> _SET PROBLEM_
Copy, from the entries below, each line where the word "with" can be found.

── INPUT FOR THIS TASK

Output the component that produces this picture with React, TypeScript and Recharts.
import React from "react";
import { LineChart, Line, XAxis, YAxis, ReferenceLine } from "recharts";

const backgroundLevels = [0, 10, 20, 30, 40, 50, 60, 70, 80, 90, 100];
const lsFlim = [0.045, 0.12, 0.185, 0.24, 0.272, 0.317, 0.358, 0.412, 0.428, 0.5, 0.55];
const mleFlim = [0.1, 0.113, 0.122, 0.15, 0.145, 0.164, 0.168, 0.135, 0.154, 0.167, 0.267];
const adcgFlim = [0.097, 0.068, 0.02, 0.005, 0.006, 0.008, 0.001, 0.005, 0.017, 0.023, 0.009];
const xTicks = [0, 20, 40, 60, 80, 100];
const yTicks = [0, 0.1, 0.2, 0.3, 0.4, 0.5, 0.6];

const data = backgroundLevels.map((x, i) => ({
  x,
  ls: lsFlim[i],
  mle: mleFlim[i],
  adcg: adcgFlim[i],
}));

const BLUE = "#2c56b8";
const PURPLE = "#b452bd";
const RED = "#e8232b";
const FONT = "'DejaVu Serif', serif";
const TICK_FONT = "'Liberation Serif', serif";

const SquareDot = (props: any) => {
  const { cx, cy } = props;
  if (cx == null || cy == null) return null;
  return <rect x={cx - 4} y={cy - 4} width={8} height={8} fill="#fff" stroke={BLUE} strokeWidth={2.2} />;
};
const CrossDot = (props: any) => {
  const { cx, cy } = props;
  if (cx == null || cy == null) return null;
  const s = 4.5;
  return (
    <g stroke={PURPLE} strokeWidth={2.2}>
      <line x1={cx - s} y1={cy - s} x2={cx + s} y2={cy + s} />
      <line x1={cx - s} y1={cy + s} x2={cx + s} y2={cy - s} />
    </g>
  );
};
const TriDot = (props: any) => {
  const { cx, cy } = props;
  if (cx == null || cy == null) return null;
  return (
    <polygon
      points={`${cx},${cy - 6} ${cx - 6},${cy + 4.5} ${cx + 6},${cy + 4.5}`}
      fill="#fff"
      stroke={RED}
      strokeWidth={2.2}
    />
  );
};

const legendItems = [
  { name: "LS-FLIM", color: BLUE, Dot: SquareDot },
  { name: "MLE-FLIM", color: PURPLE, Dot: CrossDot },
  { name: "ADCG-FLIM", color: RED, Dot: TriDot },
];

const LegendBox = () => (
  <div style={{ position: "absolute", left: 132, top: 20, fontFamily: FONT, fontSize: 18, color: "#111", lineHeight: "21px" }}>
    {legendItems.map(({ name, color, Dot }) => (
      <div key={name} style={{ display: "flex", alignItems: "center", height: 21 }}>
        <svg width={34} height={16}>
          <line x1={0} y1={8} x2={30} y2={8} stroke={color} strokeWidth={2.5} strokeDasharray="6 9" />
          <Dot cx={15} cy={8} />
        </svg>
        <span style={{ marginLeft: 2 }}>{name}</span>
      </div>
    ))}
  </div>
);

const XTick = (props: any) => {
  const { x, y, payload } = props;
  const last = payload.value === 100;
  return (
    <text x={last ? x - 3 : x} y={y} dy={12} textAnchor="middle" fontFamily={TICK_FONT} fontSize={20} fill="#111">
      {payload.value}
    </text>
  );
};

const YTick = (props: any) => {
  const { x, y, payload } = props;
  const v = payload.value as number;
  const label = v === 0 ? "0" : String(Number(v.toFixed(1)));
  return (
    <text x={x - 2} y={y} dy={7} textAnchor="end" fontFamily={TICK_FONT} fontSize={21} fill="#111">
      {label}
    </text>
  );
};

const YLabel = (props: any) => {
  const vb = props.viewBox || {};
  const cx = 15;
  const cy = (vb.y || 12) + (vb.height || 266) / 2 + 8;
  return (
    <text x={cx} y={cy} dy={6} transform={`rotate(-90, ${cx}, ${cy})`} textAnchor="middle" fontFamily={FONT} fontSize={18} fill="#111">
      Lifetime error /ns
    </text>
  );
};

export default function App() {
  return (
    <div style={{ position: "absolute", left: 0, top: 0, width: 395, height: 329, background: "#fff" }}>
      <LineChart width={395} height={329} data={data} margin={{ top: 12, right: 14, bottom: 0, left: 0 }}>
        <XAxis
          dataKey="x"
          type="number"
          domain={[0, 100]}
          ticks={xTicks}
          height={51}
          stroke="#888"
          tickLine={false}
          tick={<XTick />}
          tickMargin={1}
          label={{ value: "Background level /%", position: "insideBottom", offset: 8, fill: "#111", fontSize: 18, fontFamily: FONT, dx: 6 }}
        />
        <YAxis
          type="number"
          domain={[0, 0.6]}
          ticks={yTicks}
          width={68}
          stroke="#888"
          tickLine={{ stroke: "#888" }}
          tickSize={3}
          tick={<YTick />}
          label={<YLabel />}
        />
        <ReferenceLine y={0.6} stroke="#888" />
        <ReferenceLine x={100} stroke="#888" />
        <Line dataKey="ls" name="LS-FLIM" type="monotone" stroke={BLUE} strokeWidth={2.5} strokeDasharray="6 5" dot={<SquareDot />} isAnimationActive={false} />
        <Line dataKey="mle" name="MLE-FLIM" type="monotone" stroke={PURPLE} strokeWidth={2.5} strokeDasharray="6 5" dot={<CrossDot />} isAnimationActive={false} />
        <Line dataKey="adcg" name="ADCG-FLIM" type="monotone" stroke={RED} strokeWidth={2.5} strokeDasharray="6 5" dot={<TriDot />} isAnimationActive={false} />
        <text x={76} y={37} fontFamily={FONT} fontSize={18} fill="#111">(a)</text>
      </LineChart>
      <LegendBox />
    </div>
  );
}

────
── INPUT FOR THIS TASK

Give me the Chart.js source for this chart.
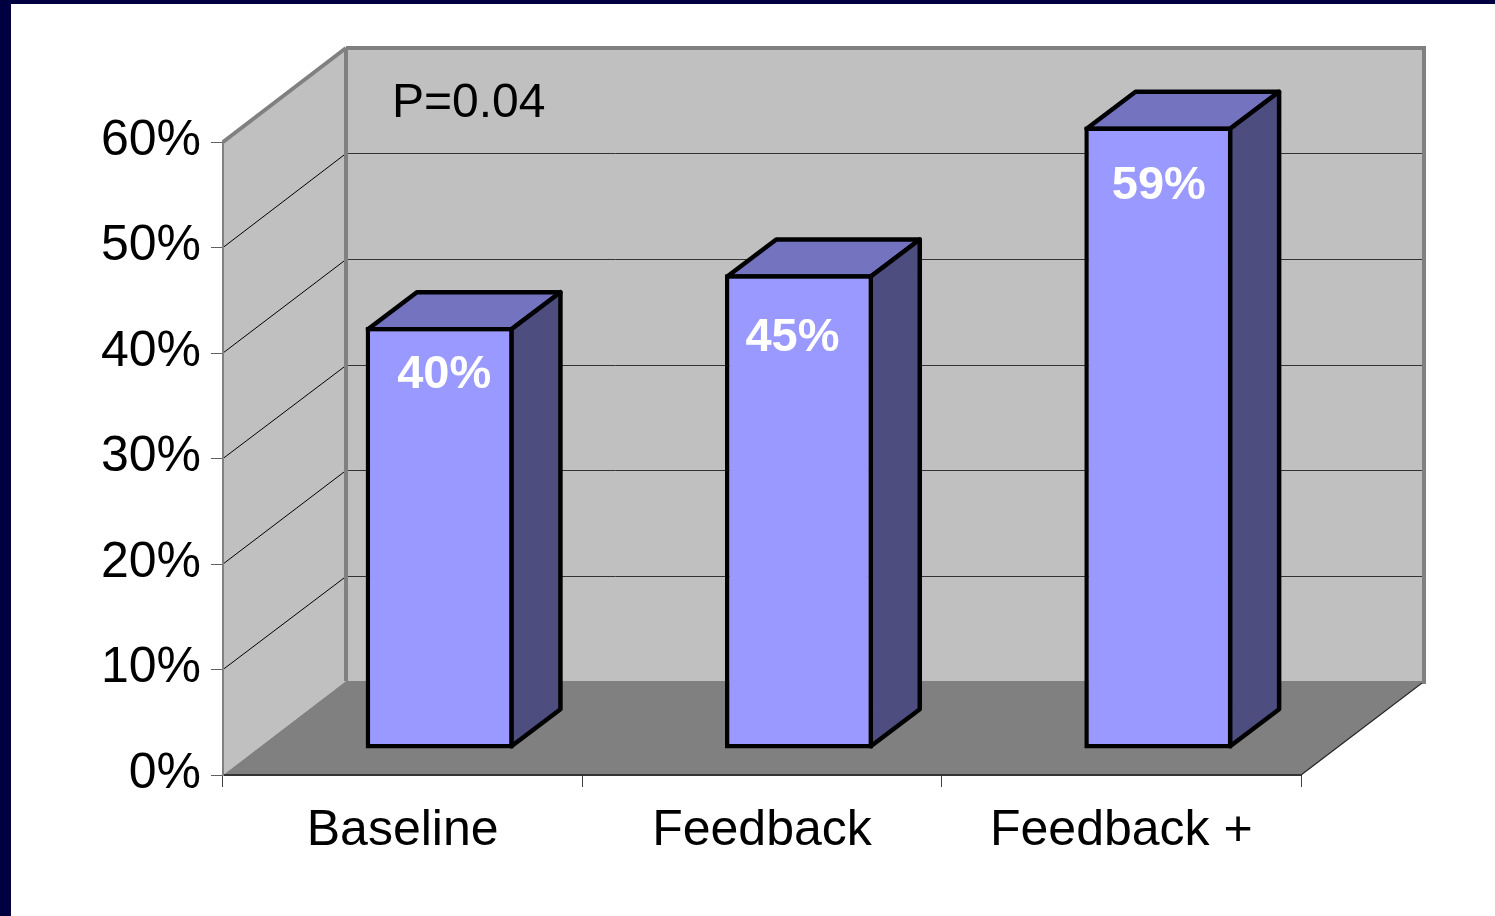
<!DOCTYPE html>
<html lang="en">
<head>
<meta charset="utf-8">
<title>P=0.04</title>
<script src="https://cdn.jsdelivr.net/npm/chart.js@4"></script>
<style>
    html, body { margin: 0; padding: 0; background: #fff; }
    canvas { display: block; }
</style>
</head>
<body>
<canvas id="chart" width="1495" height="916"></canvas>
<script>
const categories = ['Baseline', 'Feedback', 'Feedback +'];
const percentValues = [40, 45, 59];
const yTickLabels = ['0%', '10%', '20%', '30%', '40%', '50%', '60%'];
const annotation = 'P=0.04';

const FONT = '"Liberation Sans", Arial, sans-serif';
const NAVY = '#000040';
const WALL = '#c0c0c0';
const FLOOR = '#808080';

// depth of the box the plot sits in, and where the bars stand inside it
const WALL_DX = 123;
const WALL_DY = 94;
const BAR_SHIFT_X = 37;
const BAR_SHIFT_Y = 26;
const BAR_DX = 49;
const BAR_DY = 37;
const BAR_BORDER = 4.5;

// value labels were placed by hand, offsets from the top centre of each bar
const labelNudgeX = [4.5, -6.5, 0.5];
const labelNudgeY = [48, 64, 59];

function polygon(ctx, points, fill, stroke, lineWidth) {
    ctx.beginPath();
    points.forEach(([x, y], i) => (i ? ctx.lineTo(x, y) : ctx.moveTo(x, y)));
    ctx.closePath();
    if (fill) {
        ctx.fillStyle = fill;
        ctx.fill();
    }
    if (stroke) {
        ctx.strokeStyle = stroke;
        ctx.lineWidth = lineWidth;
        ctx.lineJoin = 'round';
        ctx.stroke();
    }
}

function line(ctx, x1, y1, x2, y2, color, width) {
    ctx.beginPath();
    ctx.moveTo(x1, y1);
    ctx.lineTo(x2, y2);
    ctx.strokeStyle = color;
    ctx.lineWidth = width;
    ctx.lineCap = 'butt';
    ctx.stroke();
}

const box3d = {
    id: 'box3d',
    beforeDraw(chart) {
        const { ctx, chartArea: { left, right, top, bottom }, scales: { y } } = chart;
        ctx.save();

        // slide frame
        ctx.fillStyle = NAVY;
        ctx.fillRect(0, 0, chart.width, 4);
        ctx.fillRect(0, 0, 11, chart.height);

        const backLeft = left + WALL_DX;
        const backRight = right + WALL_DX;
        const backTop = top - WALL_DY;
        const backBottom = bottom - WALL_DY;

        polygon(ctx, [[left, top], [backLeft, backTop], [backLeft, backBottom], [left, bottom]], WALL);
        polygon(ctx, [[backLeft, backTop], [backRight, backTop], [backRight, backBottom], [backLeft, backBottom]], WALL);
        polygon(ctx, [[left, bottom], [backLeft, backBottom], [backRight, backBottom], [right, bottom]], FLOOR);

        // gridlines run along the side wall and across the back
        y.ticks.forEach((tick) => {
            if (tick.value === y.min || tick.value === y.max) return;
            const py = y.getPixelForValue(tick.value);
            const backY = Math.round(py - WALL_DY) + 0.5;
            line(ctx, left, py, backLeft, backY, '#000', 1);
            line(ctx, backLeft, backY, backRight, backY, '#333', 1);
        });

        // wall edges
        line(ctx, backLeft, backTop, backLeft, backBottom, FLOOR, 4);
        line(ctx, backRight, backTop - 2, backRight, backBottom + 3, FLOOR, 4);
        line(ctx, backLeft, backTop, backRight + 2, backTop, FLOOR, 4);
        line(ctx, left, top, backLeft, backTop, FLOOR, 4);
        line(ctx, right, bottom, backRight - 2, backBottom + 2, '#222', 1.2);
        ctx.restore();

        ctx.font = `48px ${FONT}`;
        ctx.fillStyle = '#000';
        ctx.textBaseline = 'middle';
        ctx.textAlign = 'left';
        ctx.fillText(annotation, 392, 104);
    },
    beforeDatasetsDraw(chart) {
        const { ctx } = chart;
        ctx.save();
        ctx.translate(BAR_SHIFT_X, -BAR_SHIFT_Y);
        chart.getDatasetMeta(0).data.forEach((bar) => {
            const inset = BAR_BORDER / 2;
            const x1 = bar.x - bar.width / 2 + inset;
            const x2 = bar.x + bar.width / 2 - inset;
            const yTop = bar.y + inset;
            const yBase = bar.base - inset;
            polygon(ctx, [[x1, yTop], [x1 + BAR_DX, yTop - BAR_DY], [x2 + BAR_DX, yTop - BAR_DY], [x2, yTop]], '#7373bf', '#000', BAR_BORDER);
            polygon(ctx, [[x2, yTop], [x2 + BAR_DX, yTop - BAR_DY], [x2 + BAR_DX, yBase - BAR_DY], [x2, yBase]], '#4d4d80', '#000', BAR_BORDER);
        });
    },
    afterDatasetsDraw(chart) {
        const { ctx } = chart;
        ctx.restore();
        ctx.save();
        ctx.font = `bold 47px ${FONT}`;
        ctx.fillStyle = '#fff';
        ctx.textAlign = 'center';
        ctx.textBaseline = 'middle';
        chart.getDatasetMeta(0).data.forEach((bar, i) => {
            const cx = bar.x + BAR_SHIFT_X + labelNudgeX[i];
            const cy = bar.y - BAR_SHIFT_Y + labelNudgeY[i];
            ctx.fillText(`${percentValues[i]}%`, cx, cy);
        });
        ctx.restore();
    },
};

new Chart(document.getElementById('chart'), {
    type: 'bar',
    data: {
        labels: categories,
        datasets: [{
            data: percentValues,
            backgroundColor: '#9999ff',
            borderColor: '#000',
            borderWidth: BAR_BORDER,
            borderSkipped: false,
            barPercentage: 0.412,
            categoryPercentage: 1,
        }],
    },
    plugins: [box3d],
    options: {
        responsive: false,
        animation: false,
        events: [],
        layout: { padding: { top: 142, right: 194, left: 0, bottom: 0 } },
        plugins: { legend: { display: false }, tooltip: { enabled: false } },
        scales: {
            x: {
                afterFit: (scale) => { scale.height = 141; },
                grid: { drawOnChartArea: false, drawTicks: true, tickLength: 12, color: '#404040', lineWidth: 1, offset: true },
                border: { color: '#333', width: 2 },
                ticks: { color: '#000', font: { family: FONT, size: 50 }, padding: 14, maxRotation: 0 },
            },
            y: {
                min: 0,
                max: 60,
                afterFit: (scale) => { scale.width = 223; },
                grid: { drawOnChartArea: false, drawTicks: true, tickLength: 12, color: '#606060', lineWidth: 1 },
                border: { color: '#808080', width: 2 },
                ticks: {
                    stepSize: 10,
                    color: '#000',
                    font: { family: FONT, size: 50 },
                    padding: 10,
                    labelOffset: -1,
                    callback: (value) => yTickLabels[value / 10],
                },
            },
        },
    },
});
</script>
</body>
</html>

────
── INPUT FOR THIS TASK

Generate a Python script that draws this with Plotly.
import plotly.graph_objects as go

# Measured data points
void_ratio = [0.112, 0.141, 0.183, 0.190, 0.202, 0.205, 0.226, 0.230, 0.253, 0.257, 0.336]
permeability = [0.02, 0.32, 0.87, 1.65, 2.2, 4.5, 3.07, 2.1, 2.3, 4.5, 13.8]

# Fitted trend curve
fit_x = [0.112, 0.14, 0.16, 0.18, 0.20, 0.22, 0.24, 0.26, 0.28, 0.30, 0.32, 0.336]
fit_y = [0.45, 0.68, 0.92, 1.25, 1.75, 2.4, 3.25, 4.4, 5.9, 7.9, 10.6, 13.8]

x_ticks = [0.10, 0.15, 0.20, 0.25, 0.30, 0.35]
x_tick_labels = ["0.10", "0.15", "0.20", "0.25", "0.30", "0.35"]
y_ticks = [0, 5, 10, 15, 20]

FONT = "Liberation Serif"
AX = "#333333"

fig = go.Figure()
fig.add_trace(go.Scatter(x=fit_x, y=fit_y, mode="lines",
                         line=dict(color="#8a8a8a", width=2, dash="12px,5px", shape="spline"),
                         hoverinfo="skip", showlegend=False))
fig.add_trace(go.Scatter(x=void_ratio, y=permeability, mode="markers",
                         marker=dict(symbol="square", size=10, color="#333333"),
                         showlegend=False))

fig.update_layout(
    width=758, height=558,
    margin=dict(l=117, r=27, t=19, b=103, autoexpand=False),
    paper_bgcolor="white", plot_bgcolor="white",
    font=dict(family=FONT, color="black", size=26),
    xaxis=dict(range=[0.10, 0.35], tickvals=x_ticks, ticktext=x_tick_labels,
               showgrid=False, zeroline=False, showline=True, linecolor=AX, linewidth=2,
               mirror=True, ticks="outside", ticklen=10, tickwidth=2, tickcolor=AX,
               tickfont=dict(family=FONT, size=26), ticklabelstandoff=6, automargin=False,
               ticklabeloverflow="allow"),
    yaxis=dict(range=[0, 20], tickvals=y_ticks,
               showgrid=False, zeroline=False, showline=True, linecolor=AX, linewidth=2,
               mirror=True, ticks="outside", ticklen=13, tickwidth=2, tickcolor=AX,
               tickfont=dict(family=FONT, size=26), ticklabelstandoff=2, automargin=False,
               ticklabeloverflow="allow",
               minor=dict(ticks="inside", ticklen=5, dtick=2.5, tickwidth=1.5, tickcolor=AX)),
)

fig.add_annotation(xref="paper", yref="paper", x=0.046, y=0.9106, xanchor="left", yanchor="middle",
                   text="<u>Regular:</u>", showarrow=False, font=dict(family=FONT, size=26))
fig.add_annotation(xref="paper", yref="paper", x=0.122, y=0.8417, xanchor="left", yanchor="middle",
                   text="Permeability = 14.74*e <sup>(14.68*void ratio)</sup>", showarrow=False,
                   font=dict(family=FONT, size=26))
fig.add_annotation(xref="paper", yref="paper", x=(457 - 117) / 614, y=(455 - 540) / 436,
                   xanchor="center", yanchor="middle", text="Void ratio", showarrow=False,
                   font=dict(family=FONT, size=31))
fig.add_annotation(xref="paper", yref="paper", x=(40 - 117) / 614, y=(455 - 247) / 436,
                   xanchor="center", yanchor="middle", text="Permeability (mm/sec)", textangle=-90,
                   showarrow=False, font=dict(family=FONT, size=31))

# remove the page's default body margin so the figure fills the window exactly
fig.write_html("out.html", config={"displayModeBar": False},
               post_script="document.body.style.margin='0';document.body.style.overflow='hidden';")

────

> _WRITTEN RESPONSE_
Output the component that produces this picture with React, TypeScript and Recharts.
Generate a Python script that draws this with Plotly.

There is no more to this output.